Personalization is also where AI could actually move the needle here, if Canva gets it right. Instead of a single worksheet doing the rounds for 30 students with wildly different reading levels and interests, Learn Grid aims to let teachers remix the same concept multiple ways without multiplying their workload. For example, the AI might adjust reading complexity, change the context or examples to match different cultural references, or generate extra practice questions on the fly when it sees students struggling with a particular skill. As always with AI in education, the real test will be whether these auto-generated activities are genuinely high quality, not just “fast.”

On the technical and policy side, Canva is also emphasizing that Learn Grid’s curriculum mapping draws on official standards and structured data sources, with documentation explaining how it sources and attributes that information. That should matter to school systems and ministries of education that are nervous about plugging AI tools directly into the classroom without traceability. At the same time, the company is rolling out Learn Grid content and curriculum coverage market by market through 2026, which suggests coverage will be deep in some regions sooner than others.

Outside formal classrooms, Learn Grid could be interesting for parents and home learners who often feel locked out of institutional tools. Canva says anyone can access the platform for free to browse structured resources and generate activities without needing a school-managed account. For tutoring centers and independent educators, it could become a lightweight way to standardize lesson planning while still leaving plenty of room for customization. And for adult learners, especially in non-English languages, the 16-plus language support might make it easier to find or generate materials that do not feel like an afterthought.

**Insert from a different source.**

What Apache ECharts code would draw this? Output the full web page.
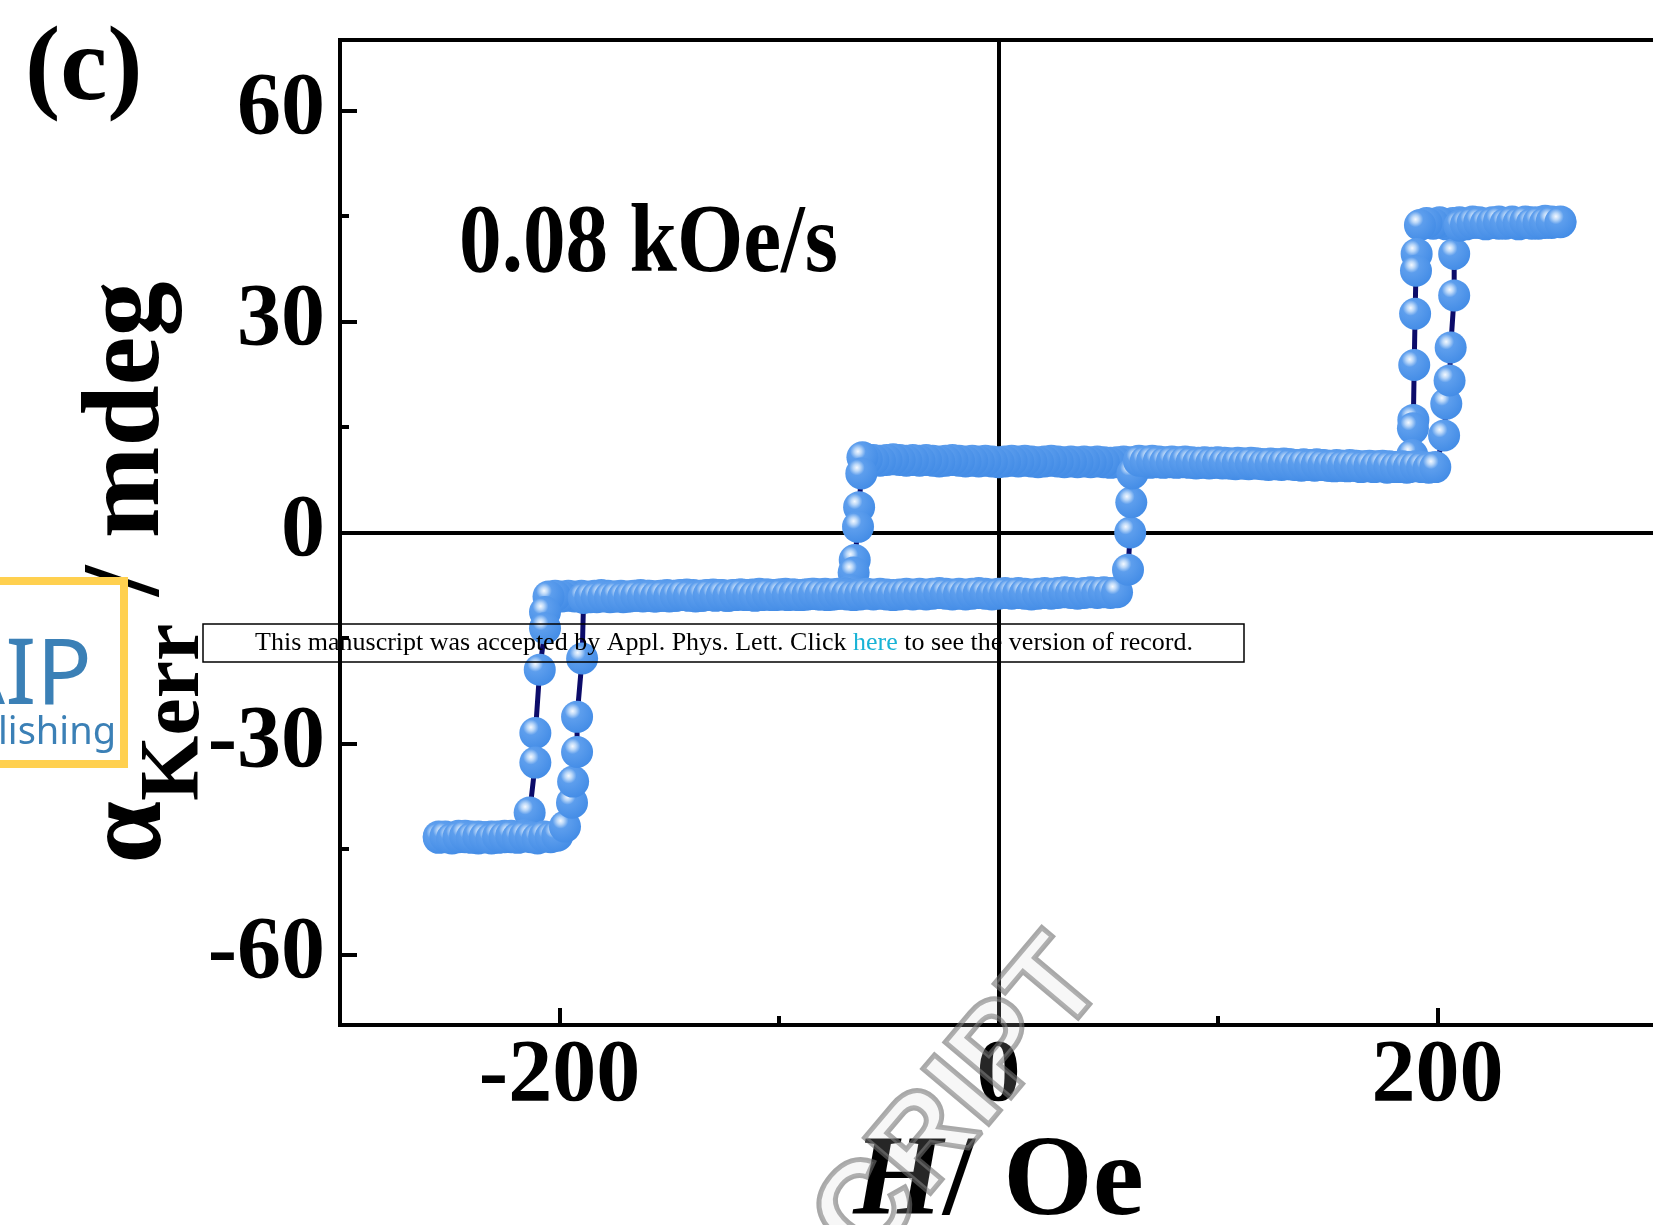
<!DOCTYPE html>
<html><head><meta charset="utf-8">
<script src="https://cdn.jsdelivr.net/npm/echarts@6/dist/echarts.min.js"></script>
<style>html,body{margin:0;padding:0;background:#fff}#c{width:1653px;height:1225px}</style>
</head><body><div id="c"></div>
<script>
// Descending field sweep: [H (Oe), alpha_Kerr (mdeg)]
const descLoop = [
[256,44.2],[252,44.0],[249,44.3],[246,43.9],[243,44.1],[240,44.0],[237,43.8],[234,44.2],[231,44.0],[228,43.9],[225,44.1],[222,43.8],[219,44.0],[216,44.2],[213,43.9],[210,44.1],[207,44.0],[204,43.8],[201,44.1],[198,43.9],[195,44.0],[192,43.7],
[190.5,39.6],[190.2,37.2],[189.8,31.1],[189.4,23.8],[189,16.0],[188.8,14.8],[188.5,11.0],
[186,9.2],[183,9.3],[180,9.3],[177,9.2],[174,9.4],[171,9.3],[168,9.4],[165,9.3],[162,9.5],[159,9.4],[156,9.5],[153,9.4],[150,9.5],[147,9.6],[144,9.5],[141,9.6],[138,9.5],[135,9.6],[132,9.7],[129,9.6],[126,9.7],[123,9.6],[120,9.7],[117,9.8],[114,9.7],[111,9.8],[108,9.7],[105,9.8],[102,9.8],[99,9.9],[96,9.8],[93,9.9],[90,9.8],[87,9.9],[84,10.0],[81,9.9],[78,10.0],[75,9.9],[72,10.0],[69,9.9],[66,10.0],[63,10.1],[60,10.0],[57,10.1],[54,10.0],[51,9.9],[48,10.0],[45,10.1],[42,10.0],[39,10.1],[36,10.0],[33,10.1],[30,10.0],[27,10.1],[24,10.2],[21,10.1],[18,10.0],[15,10.1],[12,10.2],[9,10.1],[6,10.2],[3,10.1],[0,10.0],[-3,10.1],[-6,10.2],[-9,10.1],[-12,10.2],[-15,10.1],[-18,10.2],[-21,10.3],[-24,10.2],[-27,10.1],[-30,10.2],[-33,10.3],[-36,10.2],[-39,10.3],[-42,10.2],[-45,10.3],[-48,10.4],[-51,10.3],[-54,10.2],[-57,10.3],[-60,10.4],
[-62,10.7],[-62.5,8.4],[-63.5,3.6],[-64,0.8],[-65.5,-3.9],[-66,-5.7],[-67,-8.2],
[-70,-8.6],[-73,-8.7],[-76,-8.8],[-79,-8.7],[-82,-8.8],[-85,-8.7],[-88,-8.8],[-91,-8.9],[-94,-8.8],[-97,-8.7],[-100,-8.8],[-103,-8.9],[-106,-8.8],[-109,-8.7],[-112,-8.8],[-115,-8.9],[-118,-8.8],[-121,-8.9],[-124,-9.0],[-127,-8.9],[-130,-8.8],[-133,-8.9],[-136,-9.0],[-139,-8.9],[-142,-8.8],[-145,-8.9],[-148,-9.0],[-151,-8.9],[-154,-9.0],[-157,-9.1],[-160,-9.0],[-163,-8.9],[-166,-9.0],[-169,-9.1],[-172,-9.0],[-175,-9.1],[-178,-9.0],[-181,-8.9],[-184,-9.0],[-187,-9.1],[-190,-9.0],[-193,-9.1],[-196,-9.0],[-199,-9.1],[-202,-9.0],[-205,-9.1],
[-206.6,-11.3],[-206.6,-13.6],[-209,-19.5],[-211,-28.5],[-211,-32.7],[-213.6,-39.8],
[-216,-43.0],[-219,-43.2],[-222,-43.3],[-225,-43.1],[-228,-43.4],[-231,-43.2],[-234,-43.3],[-237,-43.5],[-240,-43.2],[-243,-43.3],[-246,-43.1],[-249,-43.4],[-252,-43.3],[-255,-43.2]
];
// Ascending field sweep
const ascLoop = [
[-255,-43.4],[-252,-43.2],[-249,-43.5],[-246,-43.3],[-243,-43.1],[-240,-43.4],[-237,-43.2],[-234,-43.3],[-231,-43.5],[-228,-43.2],[-225,-43.3],[-222,-43.1],[-219,-43.4],[-216,-43.2],[-213,-43.3],[-210,-43.5],[-207,-43.2],[-204,-43.3],[-201,-43.1],
[-197.5,-41.8],[-194.3,-38.4],[-193.8,-35.4],[-192,-31.2],[-192,-26.2],[-189.7,-17.9],
[-189,-9.3],[-186,-9.2],[-183,-9.2],[-180,-9.1],[-177,-9.2],[-174,-9.1],[-171,-9.2],[-168,-9.1],[-165,-9.0],[-162,-9.1],[-159,-9.0],[-156,-9.1],[-153,-9.0],[-150,-9.1],[-147,-9.0],[-144,-8.9],[-141,-9.0],[-138,-9.1],[-135,-9.0],[-132,-8.9],[-129,-9.0],[-126,-8.9],[-123,-9.0],[-120,-8.9],[-117,-8.8],[-114,-8.9],[-111,-9.0],[-108,-8.9],[-105,-8.8],[-102,-8.9],[-99,-8.8],[-96,-8.9],[-93,-8.8],[-90,-8.9],[-87,-8.8],[-84,-8.7],[-81,-8.8],[-78,-8.9],[-75,-8.8],[-72,-8.7],[-69,-8.8],[-66,-8.9],[-63,-8.8],[-60,-8.7],[-57,-8.8],[-54,-8.7],[-51,-8.8],[-48,-8.9],[-45,-8.8],[-42,-8.7],[-39,-8.8],[-36,-8.7],[-33,-8.8],[-30,-8.7],[-27,-8.6],[-24,-8.7],[-21,-8.8],[-18,-8.7],[-15,-8.8],[-12,-8.7],[-9,-8.6],[-6,-8.7],[-3,-8.8],[0,-8.7],[3,-8.6],[6,-8.7],[9,-8.6],[12,-8.7],[15,-8.8],[18,-8.7],[21,-8.6],[24,-8.7],[27,-8.6],[30,-8.5],[33,-8.6],[36,-8.7],[39,-8.6],[42,-8.5],[45,-8.6],[48,-8.5],[51,-8.6],[54,-8.5],
[59,-5.3],[60,0.0],[60.5,4.3],[61,8.4],
[64,10.2],[67,10.1],[70,10.2],[73,10.1],[76,10.0],[79,10.1],[82,10.0],[85,10.1],[88,10.0],[91,9.9],[94,10.0],[97,9.9],[100,10.0],[103,9.9],[106,9.8],[109,9.9],[112,9.8],[115,9.9],[118,9.8],[121,9.7],[124,9.8],[127,9.7],[130,9.8],[133,9.7],[136,9.6],[139,9.7],[142,9.6],[145,9.7],[148,9.6],[151,9.5],[154,9.6],[157,9.5],[160,9.6],[163,9.5],[166,9.4],[169,9.5],[172,9.4],[175,9.5],[178,9.4],[181,9.3],[184,9.4],[187,9.3],[190,9.4],[193,9.3],[196,9.2],[199,9.3],
[203,13.8],[204,18.3],[205.5,21.6],[206,26.3],[207.6,33.7],[207.6,39.6],
[210,43.6],[213,43.8],[216,44.0],[219,44.1],[222,43.9],[225,44.0],[228,44.2],[231,43.9],[234,44.1],[237,44.0],[240,44.2],[243,43.9],[246,44.1],[249,44.0],[252,44.2],[256,44.1]
];
const xMajorTicks = [-200, 0, 200];
const xMinorTicks = [-100, 100];
const yMajorTicks = [-60, -30, 0, 30, 60];
const yMinorTicks = [-45, -15, 15, 45];

const SERIF = '"Liberation Serif","Times New Roman",serif';
const markerFill = {type:'radial', x:0.36, y:0.32, r:0.72, colorStops:[
  {offset:0, color:'#f4f9ff'},{offset:0.15, color:'#bcd8f8'},{offset:0.34, color:'#5d9eed'},{offset:1, color:'#438ce6'}]};

const chart = echarts.init(document.getElementById('c'), null, {renderer:'canvas'});
const tickStyle = {color:'#000', width:4};
chart.setOption({
  animation:false,
  backgroundColor:'#fff',
  grid:{left:340, top:40, width:1317, height:985, outerBoundsMode:'none', containLabel:false,
        show:true, borderColor:'#000', borderWidth:4, backgroundColor:'transparent'},
  xAxis:[
    {type:'value', min:-300, max:300, position:'bottom',
     axisLine:{onZero:false, lineStyle:{color:'#000', width:4}},
     axisTick:{inside:true, length:17, customValues:xMajorTicks, lineStyle:tickStyle},
     axisLabel:{customValues:xMajorTicks, margin:8, color:'#000', fontFamily:SERIF, fontWeight:'bold', fontSize:88, lineHeight:88},
     splitLine:{show:false},
     name:'{i|H}{n|/ Oe}', nameLocation:'middle', nameGap:102, nameMoveOverlap:false,
     nameTextStyle:{color:'#000', rich:{
       i:{fontFamily:SERIF, fontWeight:'bold', fontStyle:'italic', fontSize:115, lineHeight:115, color:'#000'},
       n:{fontFamily:SERIF, fontWeight:'bold', fontSize:115, lineHeight:115, color:'#000'}}}},
    {type:'value', min:-300, max:300, position:'bottom',
     axisLine:{show:false, onZero:false}, axisLabel:{show:false}, splitLine:{show:false},
     axisTick:{inside:true, length:9, customValues:xMinorTicks, lineStyle:tickStyle}}
  ],
  yAxis:[
    {type:'value', min:-70, max:70, position:'left',
     axisLine:{onZero:false, lineStyle:{color:'#000', width:4}},
     axisTick:{inside:true, length:17, customValues:yMajorTicks, lineStyle:tickStyle},
     axisLabel:{customValues:yMajorTicks, margin:15, color:'#000', fontFamily:SERIF, fontWeight:'bold', fontSize:88, lineHeight:88, padding:[0,0,14,0]},
     splitLine:{show:false},
     name:'{a|α}{k|Kerr}{m| / mdeg}', nameLocation:'middle', nameRotate:90, nameGap:122, nameMoveOverlap:false,
     nameTextStyle:{color:'#000', padding:[0,80,0,0], rich:{
       a:{fontFamily:SERIF, fontWeight:'bold', fontSize:112, lineHeight:112, verticalAlign:'top', color:'#000'},
       k:{fontFamily:SERIF, fontWeight:'bold', fontSize:84, lineHeight:143, verticalAlign:'bottom', color:'#000'},
       m:{fontFamily:SERIF, fontWeight:'bold', fontSize:110, lineHeight:112, verticalAlign:'top', color:'#000'}}}},
    {type:'value', min:-70, max:70, position:'left',
     axisLine:{show:false, onZero:false}, axisLabel:{show:false}, splitLine:{show:false},
     axisTick:{inside:true, length:9, customValues:yMinorTicks, lineStyle:tickStyle}}
  ],
  series:[
    {type:'line', name:'descending', data:descLoop, symbol:'none', z:2,
     lineStyle:{color:'#0c0c6a', width:5},
     markLine:{silent:true, z:1, symbol:['none','none'], label:{show:false},
       lineStyle:{color:'#000', width:4, type:'solid'},
       data:[{xAxis:0},{yAxis:0}]}},
    {type:'line', name:'ascending', data:ascLoop, symbol:'none', z:2,
     lineStyle:{color:'#0c0c6a', width:5}},
    {type:'scatter', name:'descending pts', data:descLoop, symbol:'circle', symbolSize:32, z:3,
     itemStyle:{color:markerFill, opacity:1}},
    {type:'scatter', name:'ascending pts', data:ascLoop, symbol:'circle', symbolSize:32, z:3,
     itemStyle:{color:markerFill, opacity:1}}
  ],
  graphic:[
    {type:'text', x:25, y:72, z:20, style:{text:'(c)', font:'bold 106px '+SERIF, fill:'#000', textVerticalAlign:'middle'}},
    {type:'text', x:459, y:246, scaleX:0.87, z:20, style:{text:'0.08 kOe/s', font:'bold 98px '+SERIF, fill:'#000', textVerticalAlign:'middle'}},
    {type:'rect', z:20, shape:{x:-20, y:581, width:144, height:183}, style:{fill:'#fff', stroke:'#ffd04f', lineWidth:8}},
    {type:'text', x:92, y:678, z:21, style:{text:'AIP', font:'92px "Noto Sans",sans-serif', fill:'#3b80b6', textAlign:'right', textVerticalAlign:'middle'}},
    {type:'text', x:116, y:733, z:21, style:{text:'Publishing', font:'38px "Noto Sans",sans-serif', fill:'#3b80b6', textAlign:'right', textVerticalAlign:'middle'}},
    {type:'rect', z:20, shape:{x:203, y:624, width:1041, height:38}, style:{fill:'none', stroke:'#000', lineWidth:1.5}},
    {type:'text', x:724, y:643, z:21, style:{
      text:'{t|This manuscript was accepted by Appl. Phys. Lett. Click }{h|here}{t| to see the version of record.}',
      textAlign:'center', textVerticalAlign:'middle',
      rich:{t:{font:'26px '+SERIF, fill:'#000'}, h:{font:'26px '+SERIF, fill:'#19b3d6'}}}},
    {type:'text', x:1130, y:1000, rotation:0.87, z:25, style:{text:'ACCEPTED MANUSCRIPT', font:'bold 125px "Liberation Sans",sans-serif', fill:'rgba(210,210,210,0.18)', stroke:'rgba(110,110,110,0.6)', lineWidth:5, textAlign:'right', textVerticalAlign:'bottom'}}
  ]
});
</script>
</body></html>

All of this is happening in a crowded edtech landscape where almost everyone now talks about AI, personalization, and time savings. Canva’s angle is that it already sits at the intersection of creativity, templates, and visual communication, so bolting structured learning and AI activities onto that existing behavior is a natural extension rather than a brand-new habit. If Learn Grid gains traction, Canva could end up competing not just with worksheet marketplaces and lesson-planning tools, but with learning platforms that have traditionally owned curriculum-aligned content.

For now, Learn Grid is rolling out as a free, global product with the promise of more markets, resources, languages, and activity types shipping over the rest of 2026. The big question for teachers and learners will be simple: does it actually save time and improve learning, or does it just add another tab to the Sunday-night browser chaos it is trying to solve.